WASHINGTON, April 21, 2016 – Very short column today. Trading action in U.S. markets was so strange today that it defied a meaningful description. Volume was anemic, evidence of a decided lack of enthusiasm even by the permabulls. Is this market worried that the Fed may surprise and jack interest rates in June? Too early, perhaps, to say.
Former tech darlings continue to get hit, including Google and Microsoft. Precious metals want to really rally, but except for silver, they always seem to pull back. And spinmeisters continue to use economic numbers to lie.
Today we heard the “good news” that the U.S. just reported the lowest number ever (since records were kept) of unemployment applicants. What they didn’t tell you was that this “low” number is simply due to the fact that most unemployed and underemployed Americans—still roughly 10 percent of the workforce according to the more accurate U-6 unemployment numbers—have long since exhausted their unemployment benefits and can’t apply any more.
So as these long-term unemployed Americans drop off the official unemployment rolls, they are no longer counted as unemployed. Worse, their absence from the government’s official count is now creating the impression of a really robust economy, when, as any worker outside Washington, D.C. will tell you, this economy is anything but.
Further evidence comes from a different place, namely, Sears Holdings (symbol: SHLD), which owns Sears and KMart stores nationwide and announced that a goodly number of them will be shuttered by some time in July.
Once robust Sears stores have been poorly managed for years, but also suffer from a confusing consumer image as well as a baffling, longstanding inability to transist a once robust nationwide catalogue sales operation to the e-commerce model.
The result: declining foot traffic.
That’s not only a problem at Sears. It has long plagued traditionally cut-price chain KMart stores whose generally low-income demographic increasingly prefers nicer Walmart stores and dollar stores where goods are plentiful and where shelves, floors, lighting and personnel don’t look like crap. I still pick up the occasional really good bargain at a local KMart.
But every time I go into that building, I get depressed with the dismal atmosphere and the pervading sense of failure that permeates everything within.

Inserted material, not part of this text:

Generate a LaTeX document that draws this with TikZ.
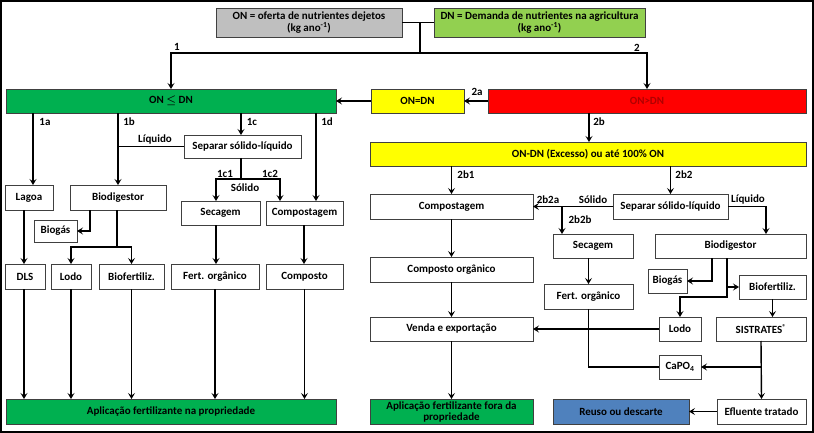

In today’s competitive retail environment, that’s not going to cut it. And this particular store is one of the better ones.
At any rate, by mid-summer, 10 Sears stores will be no more, along with a whopping 68 KMarts whose blue-lights, if any are left, will go out for good in locales across the country. You really get the feeling that current owner and hedge fund genius Eddie Lampert is just phoning it in, waiting to close that entire enterprise down to sell off the real estate, which is probably why he bought the two chains anyway. What a cynical waste of two retailers that were once American icons.
Today’s trading tips
After reporting relatively poor earnings numbers (which were largely expected), one of our vulture capitalist pick hits, Blackstone (BX) took a hit. So we sold off the shares for a tiny profit, as opposed to the big one we took only a month ago when we sold off our first position. We’ll get back in once again when the boys stop beating it up.
We figured there’d be at least one more quarterly hit until BX could start cranking its cash stash to bulk up on new acquisitions again. But in this uncertain environment, that’s apparently happening a bit slower than we thought it would.
Aside from that, we’ve been slowly selling minor positions that no longer seem to make sense, which is getting us down to a rather undiversified portfolio of term preferred stocks and good old oil tanker MLP Teekay Tankers (TNK) which keeps trying to break out.